Her throaty-voiced singing and many of her songs carried the country flavor of her Kentucky background. But her songs’ exposure far transcended a single category of music. In fact, after her record company wouldn’t let her release “I Go to the Rock” because they originally felt it was too “rock and roll,” Whitney Houston recorded it for the movie “The Preacher’s Wife.” It won Dove Awards for Houston and Rambo.

Among the better known songs Rambo wrote were “Build My Mansion Next Door to Jesus,” “Come Spring,” “He Ain’t Never Done Me Nothing But Good, “He Looked Beyond My Faults and Saw My Need,” “Holy Spirit Thou Art Welcome,” “I Call Him Lord,” “I Will Glory in the Cross,” “If That Isn’t Love,” “I’ve Never Been This Homesick Before, “Mama’s Teaching Angels How to Sing,” “Mary Was the First One to Carry the Gospel,” “On the Sunny Banks of Sweet Deliverance,” “One More Valley,” “Remind Me, Dear Lord,” “Sheltered in the Arms of God, “Tears Will Never Stain the Streets of That City,” “The Holy Hills of Heaven Call Me,” “Too Much to Gain to Lose,” “We Shall Behold Him” and “We’ve Weathered Storms Before.”

Dottie’s awards are almost too numerous to mention, including the Christian Country Music Association’s Songwriter of the Century and Living Legend awards, the Gospel Music Hall of Fame, four Dove Awards and a Grammy.
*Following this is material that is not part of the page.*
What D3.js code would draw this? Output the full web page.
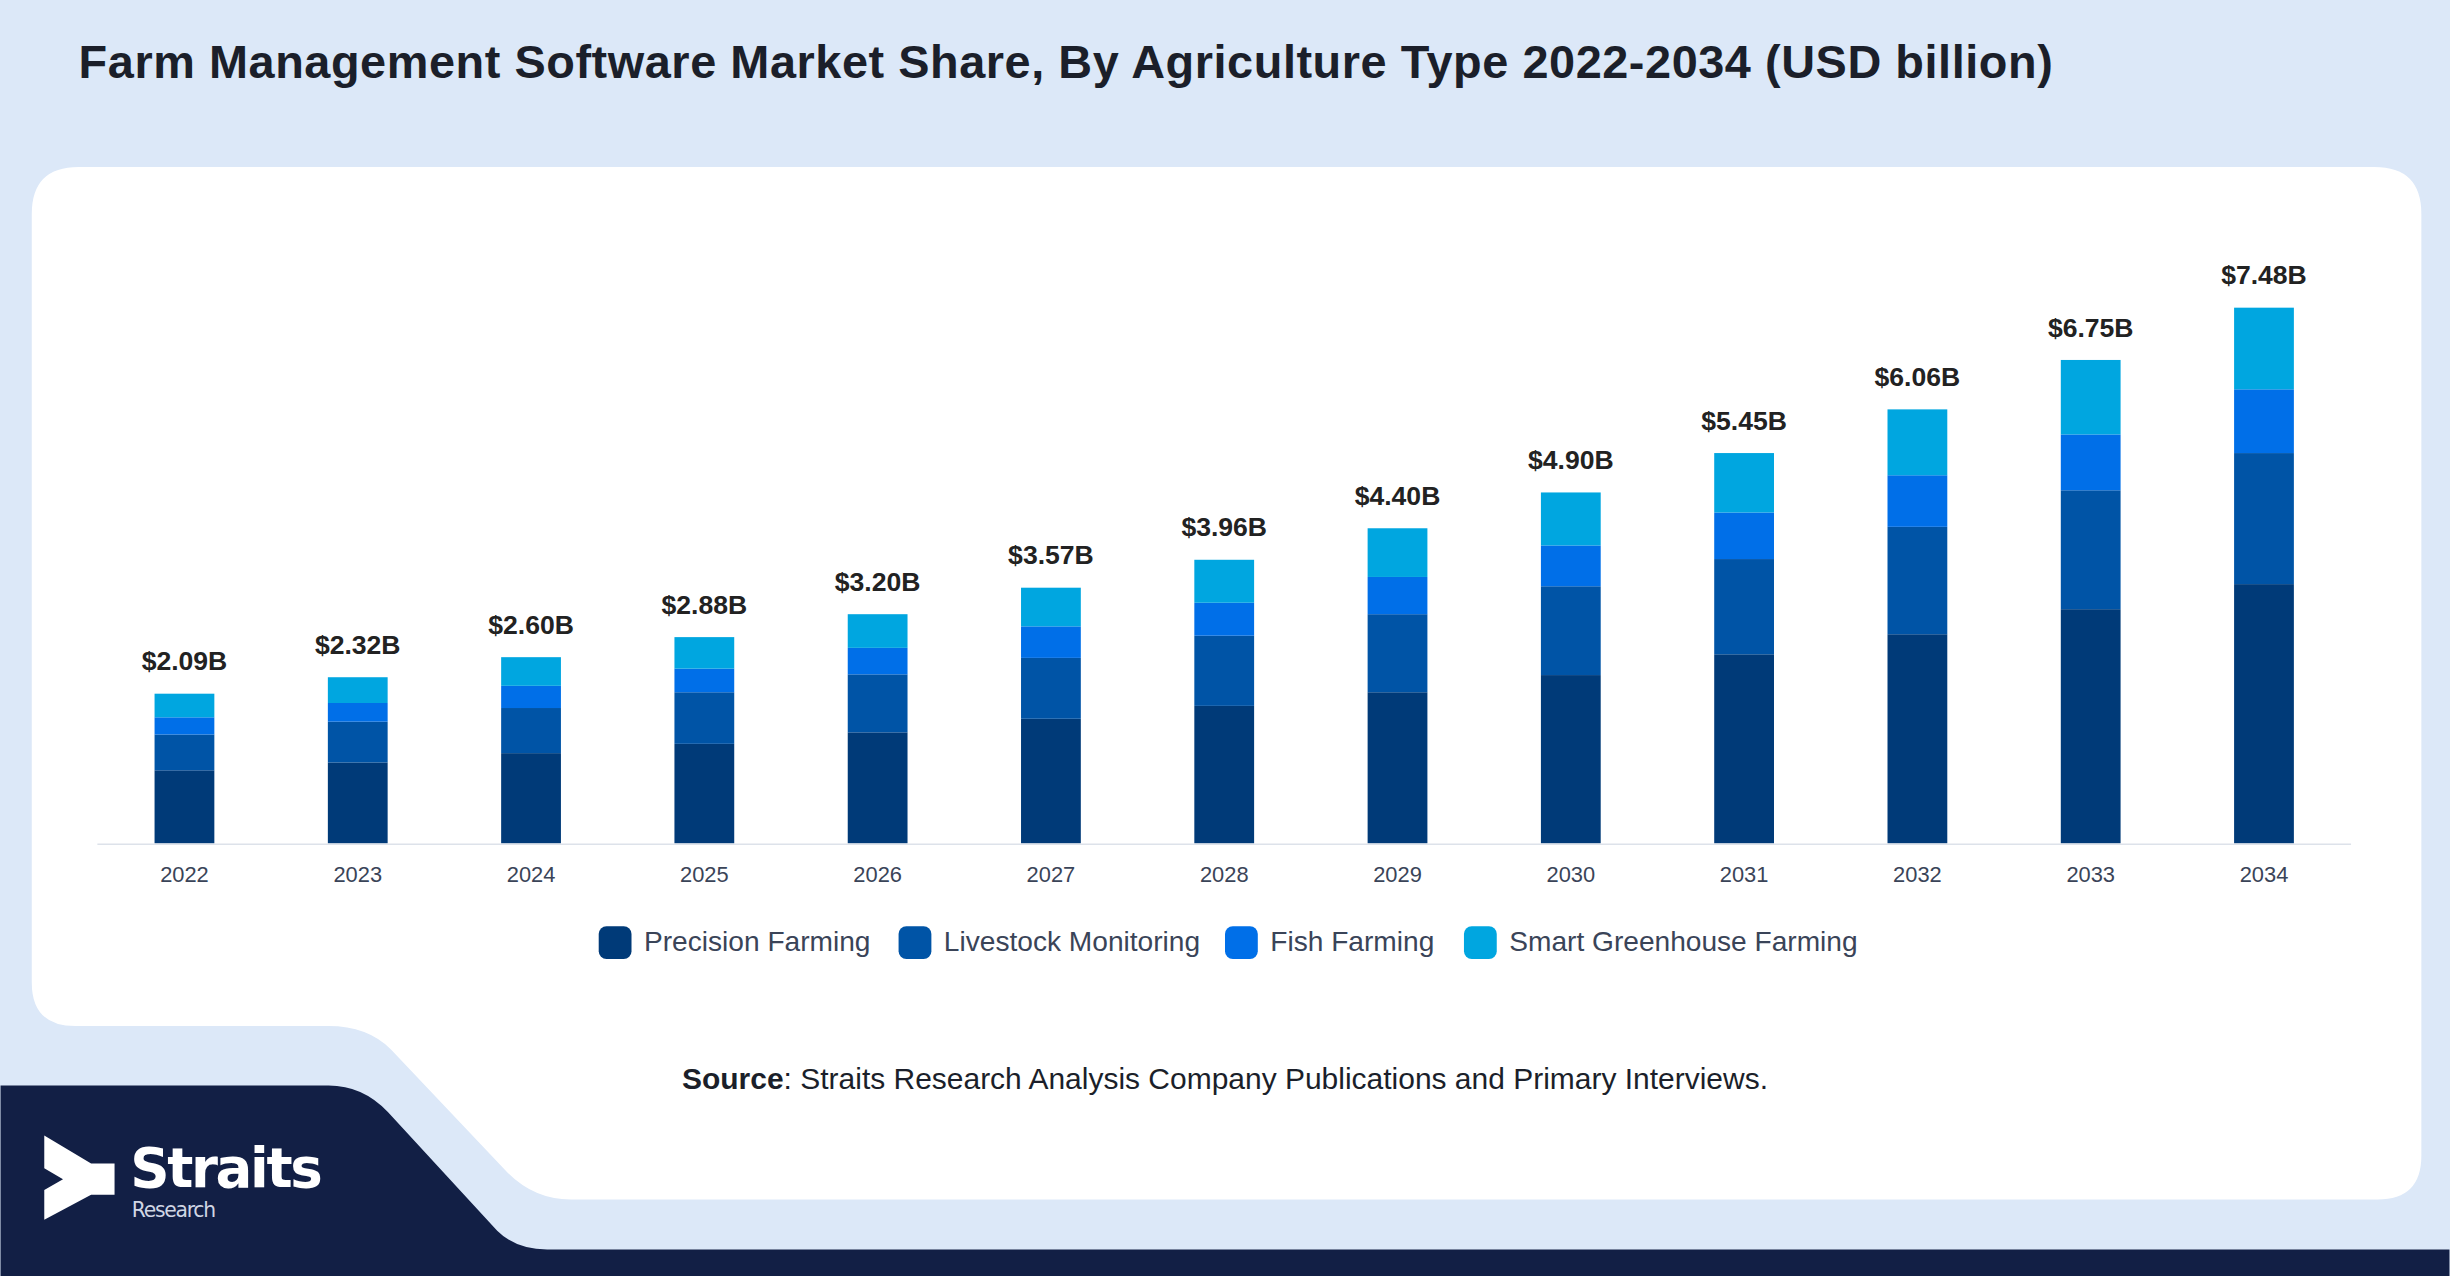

She recorded 19 solo albums, some with other artists, and 47 albums with the Singing Rambos.

She also came through some very difficult times. In 1987 she suffered a ruptured disk in her back that led to paralysis in her left leg, leading to a series of surgeries over a period of years. It is no stretch to surmise this had an effect on her marriage, which dissolved in 1994, and a short time later Buck married her secretary. Soon after that her office manager disappeared along with much of her ministry’s finances. But as her health improved, she gradually made a comeback.

Homecoming videos on which she performed include “The Rambos — Jubilee Years,” “Reunion,” “Moments to Remember,” “I’ll Fly Away,” “Build a Bridge” and “Dottie Rambo with Homecoming Friends.”

In an account on the Singing News Web site, the pastor of the last church at which she performed in Granite City, Ill., reported Dottie had made many references to “going home.” The concert opened with “I’m Gonna Leave Here Shoutin’” and ended with “We Shall Behold Him.”

Now she has beheld him. And I imagine she is in the process of, as her song says, building her mansion next door to Jesus.